3. Subrogation. Upon making any payment hereunder, Guarantor shall be subrogated to the rights of Buyer against any Seller and any Parent and in any collateral for any Obligations with respect to such payment; provided, that Guarantor shall not seek to enforce any right or receive any payment by way of subrogation, or seek any contribution or reimbursement from any Seller, until all amounts then due and payable by Sellers or Parents to Buyer or any of its Affiliates under the Governing Agreements have been paid in full; provided, further, that such subrogation rights shall be subordinate in all respects to all amounts owing to Buyer under the Governing Agreements. If any amount shall be paid to Guarantor on account of such subrogation rights at any time when all of the Repurchase Obligations shall not have been paid in full, such amount shall be held by Guarantor in trust for Buyer, segregated from other funds of Guarantor, and shall, forthwith upon receipt by Guarantor, be turned over to Buyer in the exact form received by Guarantor (duly indorsed by Guarantor to Buyer, if required), to be applied against the Repurchase Obligations, whether matured or unmatured, in such order as Buyer may determine.
4. Amendments, etc. with Respect to the Obligations.

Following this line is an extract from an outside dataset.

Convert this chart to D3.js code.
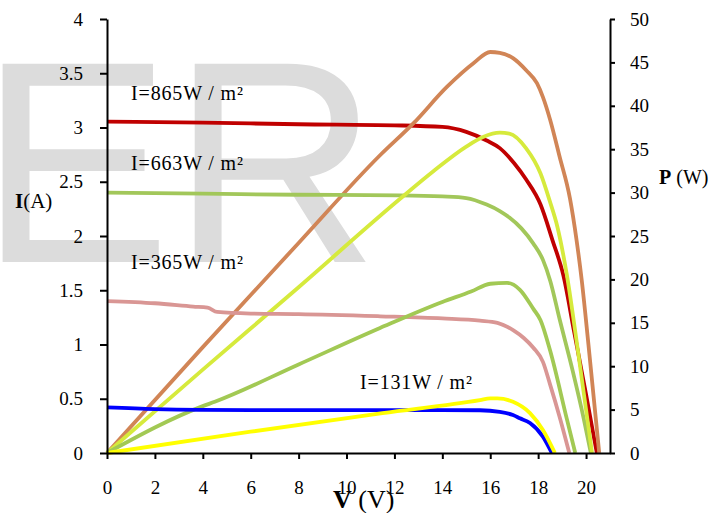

Guarantor shall remain obligated hereunder notwithstanding that, without any reservation of rights against Guarantor, and without notice to or further assent by Guarantor, any demand for payment of any of the Obligations made by Buyer may be rescinded by Buyer and any of the Obligations continued, and the Obligations, or the liability of any other party upon or for any part thereof, or any collateral security or guarantee therefor or right of offset with respect thereto, may, from time to time, in whole or in part, be renewed, extended, amended, modified, accelerated, compromised, waived, surrendered or released by Buyer, and any Governing Agreement and any other document in connection therewith may be amended, modified, supplemented or terminated, in whole or in part, as Buyer may deem advisable from time to time, and any collateral security, guarantee or right of offset at any time held by Buyer for the payment of the Obligations may be sold, exchanged, waived, surrendered or released. Buyer shall have no obligation to protect, secure, perfect or insure any lien at any time held by it as security for the Obligations or for this Guarantee or any property subject thereto. When making any demand hereunder against Guarantor, Buyer may, but shall be under no obligation to, make a similar demand on any Seller, any Parent or any other Person, and any failure by Buyer to make any such demand or to collect any payments from any Seller, any Parent or any such other Person or any release of any Seller, any Parent or such other Person shall not relieve Guarantor of its Obligations or liabilities hereunder, and shall not impair or affect the rights and remedies, express or implied, or as a matter of law, of Buyer against Guarantor. For the purposes hereof “demand” shall include the commencement and continuance of any legal proceedings.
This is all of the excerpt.